Back-to-school usually means new backpacks and highlighters — but for some Pittsburgh students, it also means armed security officers walking the hallways.
At the Woodland Hills Junior Senior High School in Churchill and the Rankin Promise School in Rankin, armed “school resource officers” are employed to help protect students from the threat of external violence. Churchill and Rankin police departments supply the officers, who have the right to arrest students in school. The officers will wear polo shirts and khakis this year instead of uniforms and will be armed with handguns but not tasers, as per the agreement approved on Aug. 23 between the school board and the police departments.
School resource officers who are armed to protect a school from outside threats should have as little contact with students as possible. Officers who deal with student misconduct become less efficient in their responsibility of addressing dangers outside the school and disturb the learning environment by conjuring fear in students.
The change in uniform does little to overshadow the history of abuse by resource officers toward students at Woodland Hills. Last year a 14-year-old student accused a resource officer of punching him in the face and knocking his teeth out. Videos from 2009 and 2015 show officers slamming students to the ground and tasing students. These actions prompted five students to file a federal class-action civil rights lawsuit in 2017 against the school, which details both verbal and physical abuse toward five African-American students, some with special needs.

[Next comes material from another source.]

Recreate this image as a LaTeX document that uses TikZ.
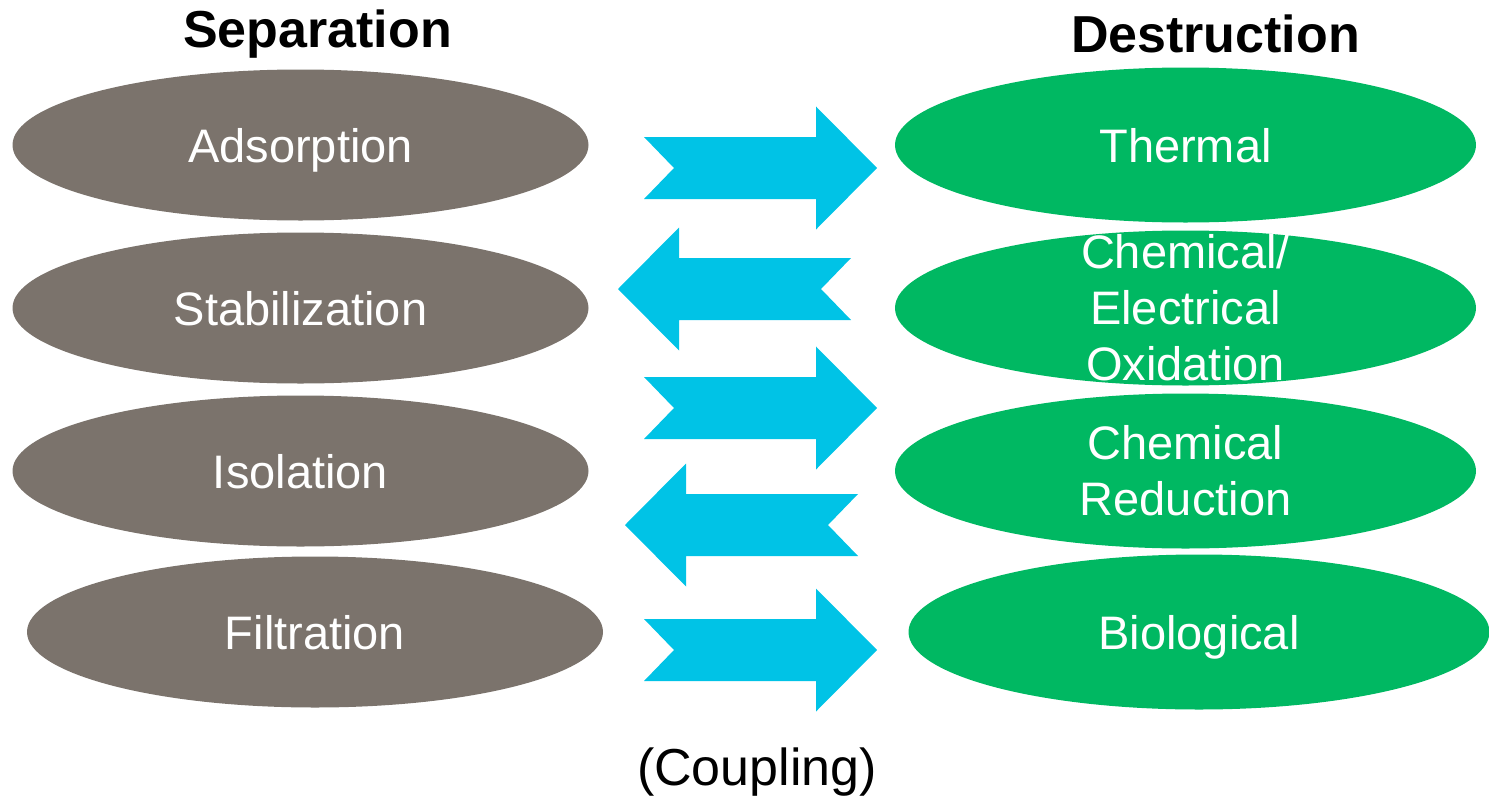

The school recently announced it will work to change the disciplinary process and newly hired Superintendent James Harris says “the high school discipline will be handled by the administrative staff at the high school, and not handed over to the police.” This is an important separation to make but still ignores the problem a police presence in school hallways poses.
To create a safe environment free of brutality, there needs to be an enforced divide between students and school resource officers. Rather than consider them connected to students or responsible for discipline, it would be better to call them security officers and set their main function as external security. Removing them from the hallways and posting them in central offices or toward building entrances and exits vulnerable to external threats removes unnecessary contact between students and weapons.
Maintaining a clear boundary also means staff should not be allowed to request intervention by officers in cases that are not immediate safety risks or serious crimes. Likewise, officers should refuse to involve themselves in situations that should be treated as matters of administrative discipline.
Officers stationed in schools should also undergo training in adolescent psychology to better prepare them to deal with situations unique to a potentially unfamiliar school environment. According to a 2013 report by Strategies for Youth, an organization that aims to improve interactions between police and young people, “youth feel officers do not hear them, routinely ignore their point of view and proceed on the assumption that every youth encountered is guilty.” Simple training could help officers understand and maintain appropriate contact with students.
Woodland Hills has a responsibility to its students to prevent further incidents of brutality against them while ensuring their safety from outside threats. Woodland Hills, and other schools around the country that employ student resource officers, would do well to enforce definitive boundaries and offer adequate youth training to work toward this end.